What are the Implications for Children’s Storytelling?
I think Avatar The Last Airbender, with its moral ambiguity and even-handed character arcs makes for innovative children’s storytelling, irrespective of medium. Avatar The Last Airbender’s treatment of Prince Zuko would be the equivalent of Queen Archen or the Horned King switching sides, and I have not seen much middle-grade fantasy take moral ambiguity to such lengths (though Lloyd Alexander’s Westmark trilogy – which may or may not be considered middle-grade – comes very close, and Joseph Delaney tries for it in The Last Apprentice: Revenge of the Witch). The creators of the Thundercats reboot openly discuss wanting to make a darker, more cinematic story than the original cartoon (although Cartoon Network’s Friday at 8:30pm timeslot for the show might suggest they are aiming for an older audience). Personally, I think all of this represents an opportunity for writers of middle-grade and cartoons.

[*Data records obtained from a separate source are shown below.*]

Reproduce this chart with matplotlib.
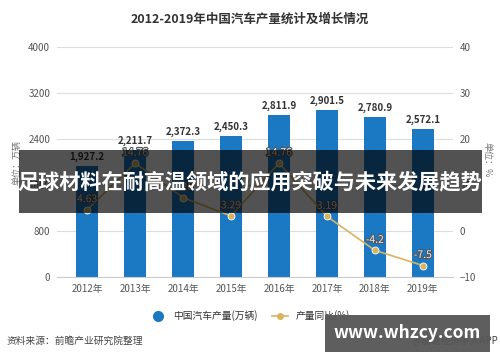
import matplotlib
matplotlib.use("Agg")
import matplotlib.pyplot as plt
import matplotlib.patheffects as pe
from matplotlib.patches import Rectangle
from matplotlib.lines import Line2D

plt.rcParams['font.family'] = ['Noto Sans CJK SC', 'DejaVu Sans']

years = ["2012年", "2013年", "2014年", "2015年", "2016年", "2017年", "2018年", "2019年"]
output = [1927.2, 2211.7, 2372.3, 2450.3, 2811.9, 2901.5, 2780.9, 2572.1]
growth = [4.63, 14.76, 7.26, 3.29, 14.76, 3.19, -4.2, -7.5]
growth_labels = ["4.63", "14.76", "7.26", "3.29", "14.76", "3.19", "-4.2", "-7.5"]
left_ticks = [0, 800, 1600, 2400, 3200, 4000]
right_ticks = [-10, 0, 10, 20, 30, 40]

bar_color = "#1b79c4"
line_color = "#d8b45e"
grid_color = "#dddddd"
tick_color = "#555555"

fig = plt.figure(figsize=(5, 3.62), dpi=100)
ax = fig.add_axes([0.114, 0.2348, 0.792, 0.635])
ax2 = ax.twinx()

x = list(range(len(years)))
ax.bar(x, output, width=0.46, color=bar_color, zorder=2)
for xi, v in zip(x, output):
    ax.text(xi, v + 70, f"{v:,.1f}", ha="center", va="bottom", fontsize=7,
            fontweight="bold", color="#333333", zorder=5)

ax.set_ylim(0, 4000)
ax.set_yticks(left_ticks)
ax.set_xlim(-0.63, 7.63)
ax.set_xticks(x)
ax.set_xticklabels(years)
ax.grid(axis="y", color=grid_color, linewidth=0.8, zorder=0)
ax.tick_params(axis="both", length=0, labelsize=7, colors=tick_color, pad=5)
for s in ax.spines.values():
    s.set_visible(False)
ax.spines["bottom"].set_visible(True)
ax.spines["bottom"].set_color("#cccccc")

ax2.plot(x, growth, color=line_color, linewidth=1.2, marker="o", markersize=5,
         markerfacecolor=line_color, markeredgecolor="white", markeredgewidth=0.6, zorder=3)
for xi, v, lab in zip(x, growth, growth_labels):
    ax2.text(xi, v + 1.2, lab, ha="center", va="bottom", fontsize=7.5, color="#e8f2fb",
             path_effects=[pe.withStroke(linewidth=1.6, foreground="#555555")], zorder=5)
ax2.set_ylim(-10, 40)
ax2.set_yticks(right_ticks)
ax2.tick_params(axis="y", length=0, labelsize=7, colors=tick_color, pad=5)
for s in ax2.spines.values():
    s.set_visible(False)

fig.text(0.5, 0.948, "2012-2019年中国汽车产量统计及增长情况", ha="center", va="center",
         fontsize=9, fontweight="bold", color="#333333")
fig.text(0.034, 0.55, "单位：万辆", rotation=90, ha="center", va="center", fontsize=6.5, color="#777777")
fig.text(0.974, 0.56, "单位：%", rotation=270, ha="center", va="center", fontsize=6.5, color="#777777")

handles = [
    Line2D([], [], linestyle="none", marker="o", markersize=7, color=bar_color),
    Line2D([], [], color=line_color, marker="o", markersize=4, linewidth=1.2),
]
fig.legend(handles, ["中国汽车产量(万辆)", "产量同比(%)"], loc="center", bbox_to_anchor=(0.5, 0.128),
           ncol=2, frameon=False, fontsize=7, handlelength=1.6, columnspacing=1.5,
           labelcolor="#333333")

fig.text(0.014, 0.058, "资料来源：前瞻产业研究院整理", ha="left", va="center", fontsize=7, color="#444444")
fig.text(0.996, 0.058, "@前瞻经济学人APP", ha="right", va="center", fontsize=7, color="#444444")

# overlay banner
fig.patches.append(Rectangle((0.038, 0.412), 0.926, 0.174, transform=fig.transFigure,
                             facecolor="black", alpha=0.68, zorder=10))
fig.text(0.5, 0.499, "足球材料在耐高温领域的应用突破与未来发展趋势", ha="center", va="center",
         fontsize=15.2, fontweight="bold", color="white", zorder=11)

fig.patches.append(Rectangle((0.65, 0.028), 0.33, 0.102, transform=fig.transFigure,
                             facecolor="#555555", alpha=0.95, zorder=10))
fig.text(0.815, 0.079, "www.whzcy.com", ha="center", va="center", fontsize=12.5,
         fontweight="bold", color="white", zorder=11)

fig.savefig("out.png", dpi=100)
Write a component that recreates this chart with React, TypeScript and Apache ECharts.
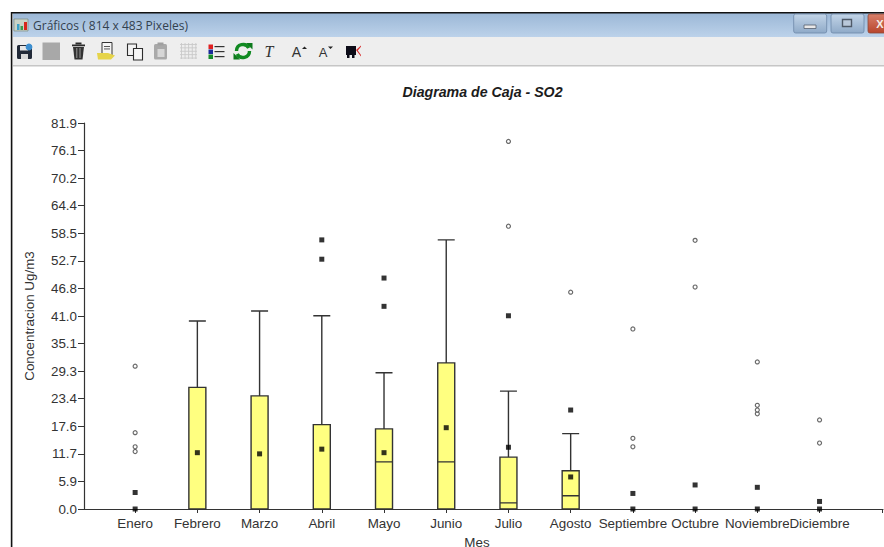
import React, { useEffect, useRef } from "react";
import * as echarts from "echarts";

const meses = ["Enero", "Febrero", "Marzo", "Abril", "Mayo", "Junio", "Julio", "Agosto", "Septiembre", "Octubre", "Noviembre", "Diciembre"];
const yTickLabels = ["0.0", "5.9", "11.7", "17.6", "23.4", "29.3", "35.1", "41.0", "46.8", "52.7", "58.5", "64.4", "70.2", "76.1", "81.9"];
const yStep = 5.85;
const yMax = 81.9;

// [mes, minimo, Q1, mediana, Q3, maximo]
const cajas = [
  [2, 0, 0, 0, 25.8, 39.9],
  [3, 0, 0, 0, 24, 42],
  [4, 0, 0, 0, 17.9, 41],
  [5, 0, 0, 10, 17, 28.9],
  [6, 0, 0, 10, 31, 57.1],
  [7, 0, 0, 1.3, 11, 25],
  [8, 0, 0, 2.8, 8.1, 16],
];
// medias y valores extremos (cuadros negros)
const cuadros = [
  [1, 3.5], [1, 0],
  [2, 11.95], [3, 11.7], [4, 12.7], [5, 11.95],
  [4, 53], [4, 57.1], [5, 43], [5, 49],
  [6, 17.25], [7, 13.1], [7, 41], [8, 6.8], [8, 21],
  [9, 3.3], [9, 0], [10, 5.1], [10, 0], [11, 4.6], [11, 0], [12, 1.6], [12, 0],
];
// valores atipicos (circulos)
const circulos = [
  [1, 12.2], [1, 13.2], [1, 16.2], [1, 30.3],
  [7, 60], [7, 78], [8, 46],
  [9, 13.2], [9, 15], [9, 38.2],
  [10, 47.1], [10, 57],
  [11, 20.2], [11, 21], [11, 22], [11, 31.2],
  [12, 14], [12, 18.9],
];

const textColor = "#333333";
const font = "'Liberation Sans', Arial, sans-serif";
const r = (x: number, y: number, width: number, height: number, fill: any, extra: any = {}) => ({
  type: "rect", shape: { x, y, width, height, ...(extra.shape || {}) }, style: { fill, ...(extra.style || {}) }, silent: true, z: 20,
});
const poly = (points: number[][], fill: string) => ({ type: "polygon", shape: { points }, style: { fill }, silent: true, z: 20 });
const grad = (a: string, b: string) => new echarts.graphic.LinearGradient(0, 0, 0, 1, [{ offset: 0, color: a }, { offset: 1, color: b }]);

function chrome(): any[] {
  const els: any[] = [
    r(13, 13, 871, 24, grad("#9bb7d6", "#bcd2ea")),
    r(13, 37, 871, 28, "#eeeeee"),
    r(13, 65, 871, 1.6, "#c6c6c6"),
    r(11, 12, 873, 1.4, "#111111"),
    r(10.8, 12, 1.6, 535, "#111111"),
    // icono de la ventana
    r(14, 19, 14, 12, "#c9d3c8", { style: { stroke: "#7d8b80", lineWidth: 0.7 } }),
    r(17, 24, 2.5, 6, "#3aa0c8"),
    r(20.5, 26, 2.5, 4, "#3c9a4c"),
    r(24, 22, 3, 8, "#d8261c"),
    { type: "text", silent: true, z: 21, style: { x: 33, y: 25, text: "Gráficos ( 814 x 483 Pixeles)", fill: "#33414f", font: "12px 'Open Sans', 'Noto Sans', sans-serif", textVerticalAlign: "middle" } },
    // botones de la ventana
    r(793.7, 14, 33, 19, grad("#c3d5e8", "#8faac8"), { style: { stroke: "#6d88a8", lineWidth: 0.8 }, shape: { r: 2 } }),
    r(804, 25, 12, 3.5, "#e8e8e8", { style: { stroke: "#56606e", lineWidth: 0.8 } }),
    r(831, 14, 33, 19, grad("#c3d5e8", "#8faac8"), { style: { stroke: "#6d88a8", lineWidth: 0.8 }, shape: { r: 2 } }),
    r(842.5, 19.5, 9, 7, "#b9c8da", { style: { stroke: "#4f5a68", lineWidth: 1.4 } }),
    r(868, 14, 18, 19, grad("#d9806a", "#b8452c"), { style: { stroke: "#8c4a3a", lineWidth: 0.8 }, shape: { r: 2 } }),
    { type: "text", silent: true, z: 21, style: { x: 880, y: 23.5, text: "X", fill: "#f4efe9", font: "bold 11px 'Liberation Sans', sans-serif", textAlign: "center", textVerticalAlign: "middle" } },
    // guardar
    r(17, 45, 15, 14, "#222a38", { shape: { r: 1.5 } }),
    r(20, 46, 8, 4.5, "#e6e6e6"),
    r(21, 54, 7, 5, "#d8d8d8"),
    { type: "circle", shape: { cx: 29, cy: 47, r: 3.4 }, style: { fill: "#3d8fd0" }, silent: true, z: 21 },
    // cuadro gris
    r(42.5, 42.5, 17.5, 17.5, "#a8a8a8"),
    // papelera
    r(72, 44.5, 13, 1.8, "#2c2c2c"),
    r(75.5, 42.5, 6, 2, "#2c2c2c"),
    poly([[73, 47], [84, 47], [82.5, 59.5], [74.5, 59.5]], "#333333"),
    r(76.3, 48, 1, 10, "#999999"),
    r(79.5, 48, 1, 10, "#999999"),
    // carpeta abierta
    r(102, 42.5, 10, 13, "#f4f4f4", { style: { stroke: "#333", lineWidth: 1 } }),
    r(104, 46, 6, 0.9, "#444"),
    r(104, 48.5, 6, 0.9, "#444"),
    poly([[97, 53], [108, 53], [115, 55.5], [111, 59.5], [98, 59.5]], "#e6d44a"),
    // copiar
    r(127.5, 44, 9, 11.5, "#f2f2f2", { style: { stroke: "#2d2d2d", lineWidth: 1.1 } }),
    r(133.5, 48.5, 9, 11.5, "#f6f6f6", { style: { stroke: "#2d2d2d", lineWidth: 1.1 } }),
    // pegar (inactivo)
    r(154, 44, 13, 15.5, "#a9a9a9", { shape: { r: 1.5 } }),
    r(157.5, 49, 7, 8, "#d6d6d6"),
    r(157.5, 42.5, 6, 3, "#a0a0a0"),
  ];
  // rejilla
  for (let i = 0; i < 5; i++) {
    els.push(r(181 + i * 3.6, 43, 0.9, 16, "#c9c9c9"));
    els.push(r(180, 44 + i * 3.4, 17, 0.9, "#c9c9c9"));
  }
  els.push(
    // leyenda
    r(208.5, 44.5, 4.5, 4.5, "#e02020"),
    r(208.5, 49.5, 4.5, 4.5, "#1a2a9a"),
    r(208.5, 54.5, 4.5, 4.5, "#158a2a"),
    r(214.5, 46, 10, 1.2, "#333"),
    r(214.5, 51, 10, 1.2, "#333"),
    r(214.5, 56, 10, 1.2, "#333"),
    // refrescar
    { type: "arc", shape: { cx: 243, cy: 51, r: 6.5, startAngle: Math.PI, endAngle: Math.PI * 1.85 }, style: { stroke: "#118a22", lineWidth: 3.4, fill: "none" }, silent: true, z: 20 },
    { type: "arc", shape: { cx: 243, cy: 51, r: 6.5, startAngle: 0, endAngle: Math.PI * 0.85 }, style: { stroke: "#118a22", lineWidth: 3.4, fill: "none" }, silent: true, z: 20 },
    poly([[246, 43], [252.5, 43], [252.5, 49.5]], "#0d7a1c"),
    poly([[240, 59.5], [233.5, 59.5], [233.5, 53]], "#0d7a1c"),
    { type: "text", silent: true, z: 21, style: { x: 269, y: 51, text: "T", fill: "#333", font: "italic 16px 'Liberation Serif', serif", textAlign: "center", textVerticalAlign: "middle" } },
    { type: "text", silent: true, z: 21, style: { x: 296.5, y: 52, text: "A", fill: "#333", font: "14px 'Liberation Sans', sans-serif", textAlign: "center", textVerticalAlign: "middle" } },
    poly([[302, 49], [307, 49], [304.5, 46.5]], "#222"),
    { type: "text", silent: true, z: 21, style: { x: 323, y: 52, text: "A", fill: "#333", font: "13px 'Liberation Sans', sans-serif", textAlign: "center", textVerticalAlign: "middle" } },
    poly([[328, 46.5], [333, 46.5], [330.5, 49]], "#222"),
    // icono final
    r(346, 46, 10, 9, "#0c0c18"),
    r(347, 55, 2.5, 3, "#0c0c18"),
    r(352, 55, 2.5, 3, "#0c0c18"),
    poly([[356, 50], [361, 45.5], [361, 46.8], [357.8, 50.4], [361, 55], [361, 56.5]], "#d83030"),
  );
  return els;
}

export default function App() {
  const ref = useRef<HTMLDivElement>(null);
  useEffect(() => {
    const chart = echarts.init(ref.current!, undefined, { renderer: "svg" });
    chart.setOption({
      animation: false,
      backgroundColor: "#ffffff",
      textStyle: { fontFamily: font },
      title: {
        text: "Diagrama de Caja - SO2",
        left: 477.5,
        top: 80,
        textAlign: "center",
        textStyle: { fontFamily: font, fontSize: 14.2, fontWeight: "bold", fontStyle: "italic", color: "#1c1c1c" },
      },
      grid: { left: 84, right: 1, top: 123, bottom: 38, containLabel: false, outerBoundsMode: "none" },
      xAxis: {
        type: "value",
        min: 0.178,
        max: 13.02,
        splitLine: { show: false },
        axisLine: { onZero: false, lineStyle: { color: "#333", width: 1.2 } },
        axisTick: { show: true, length: 4, lineStyle: { color: "#333" }, customValues: [1, 2, 3, 4, 5, 6, 7, 8, 9, 10, 11, 12, 13] },
        axisLabel: {
          color: textColor,
          fontFamily: font,
          fontSize: 13.4,
          margin: 8,
          hideOverlap: false,
          backgroundColor: "#ffffff",
          customValues: [1, 2, 3, 4, 5, 6, 7, 8, 9, 10, 11, 12, 13],
          formatter: (v: number) => meses[Math.round(v) - 1] ?? "",
        },
        name: "Mes",
        nameLocation: "middle",
        nameGap: 27,
        nameTextStyle: { color: textColor, fontFamily: font, fontSize: 13.4, padding: [0, 13, 0, 0] },
      },
      yAxis: {
        type: "value",
        min: 0,
        max: yMax,
        interval: yStep,
        splitLine: { show: false },
        axisLine: { show: true, lineStyle: { color: "#333", width: 1.2 } },
        axisTick: { show: true, length: 6, lineStyle: { color: "#333" } },
        axisLabel: {
          color: textColor,
          fontFamily: font,
          fontSize: 13.4,
          margin: 7,
          showMinLabel: true,
          showMaxLabel: true,
          formatter: (v: number) => yTickLabels[Math.round(v / yStep)],
        },
        name: "Concentracion Ug/m3",
        nameLocation: "middle",
        nameGap: 48,
        nameTextStyle: { color: textColor, fontFamily: font, fontSize: 13.4 },
      },
      series: [
        {
          type: "boxplot",
          data: cajas,
          encode: { x: 0, y: [1, 2, 3, 4, 5] },
          boxWidth: [17, 17],
          itemStyle: { color: "#ffff80", borderColor: "#333333", borderWidth: 1.4 },
          z: 3,
        },
        {
          type: "scatter",
          data: circulos,
          symbol: "circle",
          symbolSize: 4,
          itemStyle: { color: "#ffffff", borderColor: "#444444", borderWidth: 1.2 },
          z: 4,
        },
        {
          type: "scatter",
          data: cuadros,
          symbol: "rect",
          symbolSize: 5,
          itemStyle: { color: "#000000" },
          z: 5,
        },
      ],
      graphic: { elements: chrome() },
    });
    return () => chart.dispose();
  }, []);
  return <div ref={ref} style={{ position: "fixed", left: 0, top: 0, width: 884, height: 547 }} />;
}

The success of Avatar The Last Airbender proves that the middle-grade audience enjoys complex storytelling, with extended character arcs and moral ambiguity. While some might say that shows like that are “too much for kids,” I could not disagree more: by blending childish adventure with more serious storytelling, they are doing what children’s literature has always done: helping kids develop a vocabulary with which to internalize and articulate a morally complex world.
In a real sense, I think this represents the gradual accrual of wisdom. If – thanks to more morally ambiguous middle-grade fiction or morally-challenging cartoons – kids are able to recognize, understand, and internalize a more complex world, then I think this can only be good. Doesn’t it suggest that kids are growing wiser sooner? And from a more crassly commercial standpoint, it also opens up “children’s” stories for an audience entirely outside of its intended demographic.
Who says grown-ups can’t enjoy good kids’ stories, anyway?